Another possibility, floated by Mitt Romney during the 2012 campaign, is a cap on the dollar value of itemized deductions. This could raise even more than the revenue needed — a $25,000 cap would mean $1.2 trillion more in taxes over the next ten years, but more than 30 percent of that would come from people making under $250,000. If you eliminate the cap for everyone below that threshold, and then adjust it so that people earning just over $250,000 don’t face a huge cliff, the total is down to $650 billion according to the White House’s own estimate.
The last option is a cap on tax preferences as a percentage of income. Harvard economics professor Martin Feldstein has been floating such an idea for a while now, proposing that all tax expenditures and the exemption for health insurance be limited to 2 percent of taxpayers’ incomes.
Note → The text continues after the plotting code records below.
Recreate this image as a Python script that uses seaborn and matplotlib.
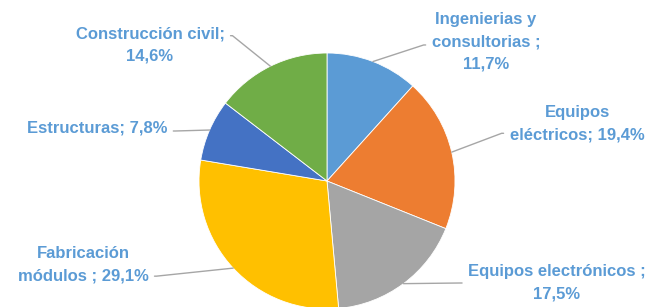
import numpy as np
import matplotlib
matplotlib.use("Agg")
import matplotlib.pyplot as plt
import seaborn as sns

# ---------------------------------------------------------------------------
# Datos
# ---------------------------------------------------------------------------
categorias = [
    "Ingenierias y\nconsultorias ;",
    "Equipos\neléctricos;",
    "Equipos electrónicos ;",
    "Fabricación\nmódulos ;",
    "Estructuras;",
    "Construcción civil;",
]
porcentajes = [11.7, 19.4, 17.5, 29.1, 7.8, 14.6]
colores = ["#5B9BD5", "#ED7D31", "#A5A5A5", "#FFC000", "#4472C4", "#70AD47"]
# separador entre nombre y valor en cada etiqueta
separador = ["\n", " ", "\n", " ", " ", "\n"]

# posicion de cada etiqueta (pixeles de figura, origen abajo-izquierda),
# y donde se engancha la linea guia en la caja del texto
pos_etiquetas = [(486, 265), (577, 183), (557, 24), (83, 42), (97, 179), (150, 262)]
engancho = [(0.0, 0.45), (0.0, 0.25), (0.0, 0.5), (1.0, 0.2), (1.0, 0.3), (1.0, 0.75)]

# ---------------------------------------------------------------------------
# Figura
# ---------------------------------------------------------------------------
sns.set_theme(style="white")
plt.rcParams["font.family"] = ["Liberation Sans", "DejaVu Sans"]

W, H = 649, 307
fig = plt.figure(figsize=(W / 100, H / 100), dpi=100)

cx, cy, r = 327, 307 - 181, 128
ax = fig.add_axes([(cx - r) / W, (cy - r) / H, 2 * r / W, 2 * r / H])

wedges, _ = ax.pie(
    porcentajes,
    colors=colores,
    startangle=90,
    counterclock=False,
    radius=1,
    wedgeprops=dict(linewidth=0.6, edgecolor="white"),
)
ax.set_xlim(-1, 1)
ax.set_ylim(-1, 1)
ax.set_aspect("equal")
ax.axis("off")

for w, cat, val, sep, (tx, ty), rel in zip(
    wedges, categorias, porcentajes, separador, pos_etiquetas, engancho
):
    ang = np.deg2rad((w.theta1 + w.theta2) / 2)
    x, y = np.cos(ang), np.sin(ang)
    txt = cat + sep + f"{val:.1f}%".replace(".", ",")
    # tramo horizontal corto junto al texto, luego recto hasta la tarta
    angA = 0 if rel[0] == 1.0 else 180
    ax.annotate(
        txt,
        xy=(x, y),
        xycoords="data",
        xytext=(tx, ty),
        textcoords="figure pixels",
        ha="center",
        va="center",
        multialignment="center",
        fontsize=12,
        fontweight="bold",
        color="#5B9BD5",
        linespacing=1.6,
        annotation_clip=False,
        arrowprops=dict(
            arrowstyle="-",
            color="#A6A6A6",
            lw=1.0,
            relpos=rel,
            shrinkA=2,
            shrinkB=0,
            connectionstyle=f"arc,angleA={angA},angleB=0,armA=8,armB=0,rad=0",
        ),
    )

fig.savefig("out.png", dpi=100)
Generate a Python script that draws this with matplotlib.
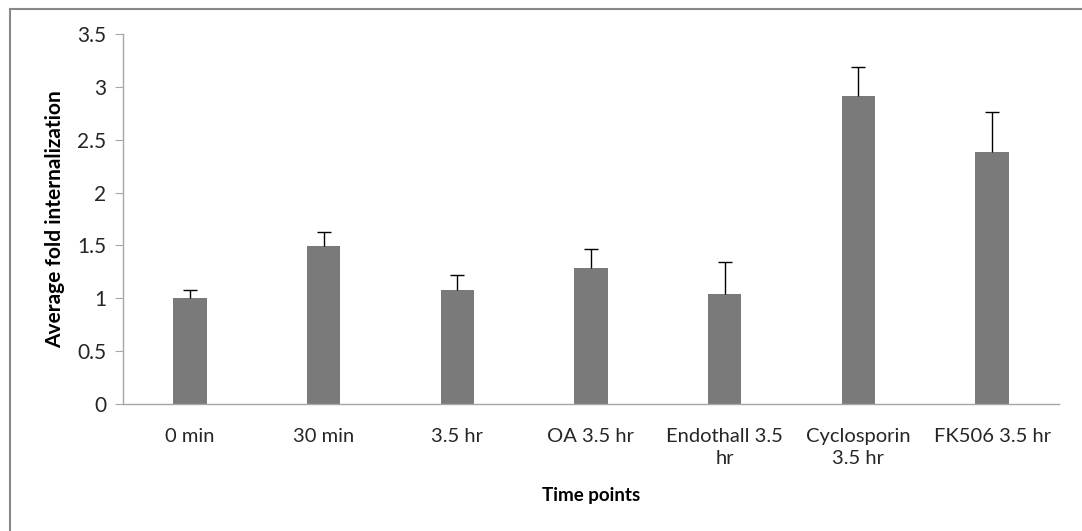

That raises $2.1 trillion over the next ten years, but most of it comes from the middle class. Limit it to those making over $250,000, and you get only about $550 billion.
None of these estimates, by the way, would preserve the existing incentives for charitable giving. If a taxpayer can hit his deduction limit through his normal spending habits — his mortgage, state taxes, and so on — the charity deduction will no longer be a reason to give. Most politicians say they would like to preserve this incentive, but exempting charitable giving reduces the above estimates by up to one-third.
To sum up this issue, I would quote a White House statement, from economic advisers Gene Sperling and Jason Furman:
Plausible tax expenditure limitations that protect middle-class families and incentives to give to charity would raise far less revenue from the well off than is needed for a major budget agreement. A budget framework that raises only these amounts from high-income tax deductions while committing to no rate increases on high-income Americans would inevitably force any tax reform designed to further reduce the deficit to raise taxes on middle-class families simply to preserve lower rates for the most fortunate.
Their statement (about a Republican fiscal-cliff offer) happens to describe the Senate’s efforts quite well: Democrats would like a “major budget agreement” that largely preserves rapid growth in entitlement and discretionary spending, and the amount of revenue necessary to do that cannot be raised solely from eliminating deductions for high-income earners.